NCUA Files Insurance Claims Against Officers, Directors Of U.S. Central
LENEXA, Kan. – NCUA announced this afternoon it has filed a notice of claim with Travelers Casualty & Surety Co. to preserve the federal regulator’s right to the full amount of coverage provided under US Central’s Directors and Officers Liability policy.
June 30 was the deadline to file this notice of claim with US Central’s liability insurer in order to preserve the right of NCUA, as conservator for the one-time $52 billion corporate credit union, to seek recoveries under the policy. Filing of the notice to meet the applicable policy deadline is a preliminary step. NCUA said it will take the time necessary to complete its investigation and decide at a later date whether or not to initiate civil litigation against any individual directors or officers.
As part of the claim process, individual notices, known as "demand letters,” were also served on 18 former US Central directors and officers.
The demand letters allege that breaches of fiduciary duties of care and loyalty contributed to US Central losses exceeding the $10 million Travelers policy limit, which was in effect from 2005 to 2009. Demand letters were sent to the following individuals: David Brehmer, Kathryn Brick (the chief financial officer at U.S. Central), William (Bill) Cheney (the new president of CUNA), David Dickens, Larry Eisenhauer, Edward Fox III, John Franklin (CUNA's chief operating officer), Kathy Garner, James Hansen, Joseph Herbst (president of Members United Corproate FCU), Roshara Holub (outgoing president of the Missouri CU Association), Francis Lee (former CEO of U.S. Central), Connie Loveless, Gregory Moore, Robert Siravo (former CEO of WesCorp FCU), Bradford Thomas, Charles Thomas, and William Walby.
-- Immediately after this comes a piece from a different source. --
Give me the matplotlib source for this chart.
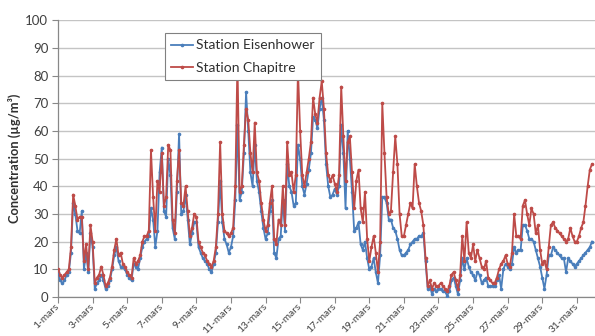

Several of these individuals are also being sued for separate roles they had with WesCorp., including Cheney and Siravo.
Losses at U.S. Central the past two years have exceeded more than $10 billion, wiping out more than $3 billion of capital owned by U.S. Central’s 27 corporate members and a $1 billion note infused into the troubled institution by NCUA. The losses have all trickled down to the credit union movement’s 7,800 natural person credit unions.